Elphicke blames Sunak for toppling the leader she admired, Boris Johnson, saying in her statement: “The elected prime minister was ousted in a coup led by the unelected Rishi Sunak.”

This is a theme that Labour is enjoying with hypocritical glee. Having helped bring Johnson down by assailing him as unfit for public office, Labour is now taunting the Tories for having got rid of him. Two weeks ago, Angela Rayner, the deputy Labour leader, stood in at Prime Minister’s Questions and asked the deputy prime minister Oliver Dowden if he had “finally realised that when he stabbed Boris Johnson in the back to get his mate into No 10, he was ditching their biggest election-winner for a pint-sized loser”.

People were so distracted by the inexcusable reference to Sunak’s height that they missed the real significance of her question, which was Labour’s embrace of Johnson.

What it tells us is that Starmer is prepared to go to unexpected lengths to widen Tory divisions and to portray the government as a collapsing edifice. Labour MPs who ask, “Are we really praising Boris as an election winner?” or “Do we really want right-wingers such as Elphicke on our side?” are swallowing their doubts, but those doubts are real.
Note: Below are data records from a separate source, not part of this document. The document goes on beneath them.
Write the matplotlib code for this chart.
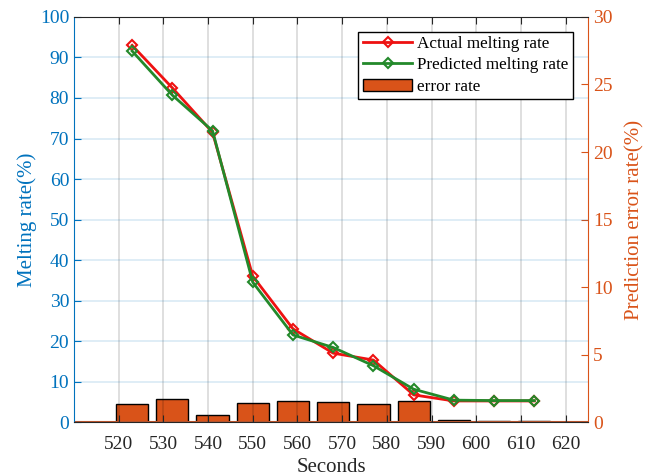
import matplotlib
matplotlib.use('Agg')
import matplotlib.pyplot as plt
import numpy as np

plt.rcParams['font.family'] = ['Liberation Serif', 'DejaVu Serif']
plt.rcParams['mathtext.fontset'] = 'stix'

# data
seconds = [523, 532, 541, 550, 559, 568, 577, 586, 595, 604, 613]
actual = [93.0, 82.5, 71.5, 36.0, 23.0, 17.0, 15.3, 6.7, 5.2, 5.2, 5.2]
predicted = [91.6, 80.7, 71.9, 34.5, 21.5, 18.4, 13.9, 8.1, 5.4, 5.3, 5.3]
error_rate = [1.31, 1.68, 0.49, 1.38, 1.58, 1.51, 1.31, 1.58, 0.17, 0.05, 0.05]
xticks = [520, 530, 540, 550, 560, 570, 580, 590, 600, 610, 620]

blue = '#0072BD'
orange = '#D95319'
dark = '#262626'

fig = plt.figure(figsize=(6.52, 4.76), dpi=100)
ax1 = fig.add_axes([0.1135, 0.1134, 0.7883, 0.8509])
ax2 = ax1.twinx()

# bars on the right axis
bars = ax2.bar(seconds, error_rate, width=7.2, color=orange, edgecolor='k',
               linewidth=1.0, label='error rate', zorder=2)
ax2.axhline(0, color=orange, linewidth=1.5, zorder=3)
ax2.set_ylim(0, 30)
ax2.set_yticks([0, 5, 10, 15, 20, 25, 30])
ax2.set_ylabel('Prediction error rate(%)', color=orange, fontsize=15, labelpad=9)
ax2.tick_params(axis='y', colors=orange, direction='in', labelsize=14, length=5)
ax2.spines['right'].set_color(orange)
for s in ['left', 'top', 'bottom']:
    ax2.spines[s].set_visible(False)

# lines on the left axis, drawn above the bars
ax1.set_zorder(ax2.get_zorder() + 1)
ax1.patch.set_visible(False)
l1, = ax1.plot(seconds, actual, color='#EE1111', marker='D', markersize=5.5,
               markerfacecolor='none', markeredgewidth=1.5, linewidth=2.0,
               label='Actual melting rate')
l2, = ax1.plot(seconds, predicted, color='#23892A', marker='D', markersize=5.5,
               markerfacecolor='none', markeredgewidth=1.5, linewidth=2.0,
               label='Predicted melting rate')

ax1.set_xlim(510, 625)
ax1.set_ylim(0, 100)
ax1.set_xticks(xticks)
ax1.set_yticks(np.arange(0, 101, 10))
ax1.set_xlabel('Seconds', color=dark, fontsize=15, labelpad=4)
ax1.set_ylabel('Melting rate(%)', color=blue, fontsize=15, labelpad=2)
ax1.tick_params(axis='y', colors=blue, direction='in', labelsize=14, length=5)
ax1.tick_params(axis='x', colors=dark, direction='in', labelsize=14, length=5,
                top=True, pad=10)
ax1.spines['left'].set_color(blue)
ax1.spines['top'].set_color(dark)
ax1.spines['bottom'].set_color(dark)
ax1.spines['right'].set_visible(False)

ax1.grid(axis='x', color='k', alpha=0.15, linewidth=1.2)
ax1.grid(axis='y', color=blue, alpha=0.15, linewidth=1.2)

leg = ax1.legend(handles=[l1, l2, bars], loc='upper right',
                 bbox_to_anchor=(0.971, 0.963), fontsize=12.3, frameon=True,
                 fancybox=False, edgecolor='k', framealpha=1,
                 handlelength=2.9, borderpad=0.25, labelspacing=0.3,
                 handletextpad=0.3, borderaxespad=0.0)
leg.get_frame().set_linewidth(1.0)

fig.savefig('out.png', dpi=100)
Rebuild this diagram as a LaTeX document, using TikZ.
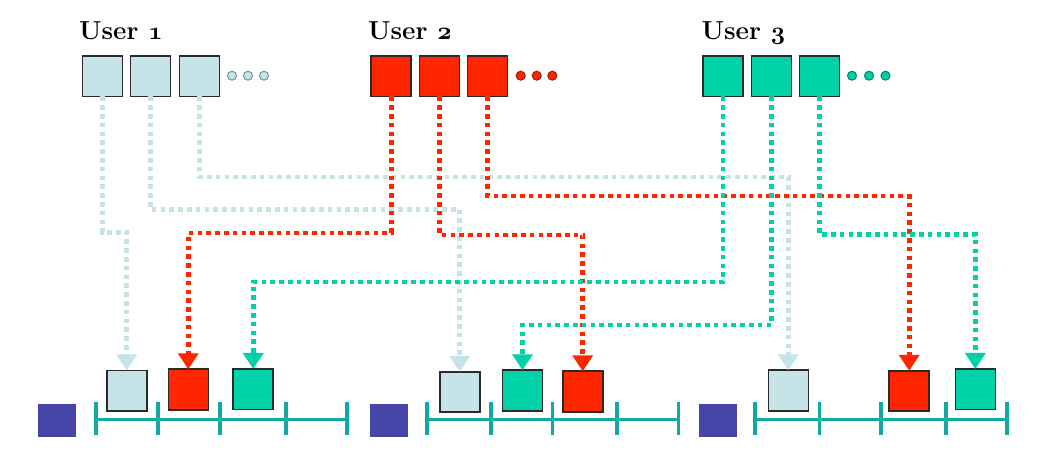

Starmer doesn’t care. He knows that there are voters out there who quite liked Boris, and who think Sunak was wrong to oust him; he knows that most voters won’t pay attention to Elphicke’s record – they will notice only that two Tory MPs have defected to Labour in two weeks. They might even agree with Elphicke that Sunak has failed to stop the boats or to build enough houses, even if they cannot be sure that Labour would do any better.

And if some anonymous Labour MPs criticise Starmer for being opportunistic and unprincipled, he will be deeply untroubled. If the Labour leader is seen as ruthless and single-minded in his attempt to remove a government despised as incompetent, out of touch and on the way out, it will do him no harm at all.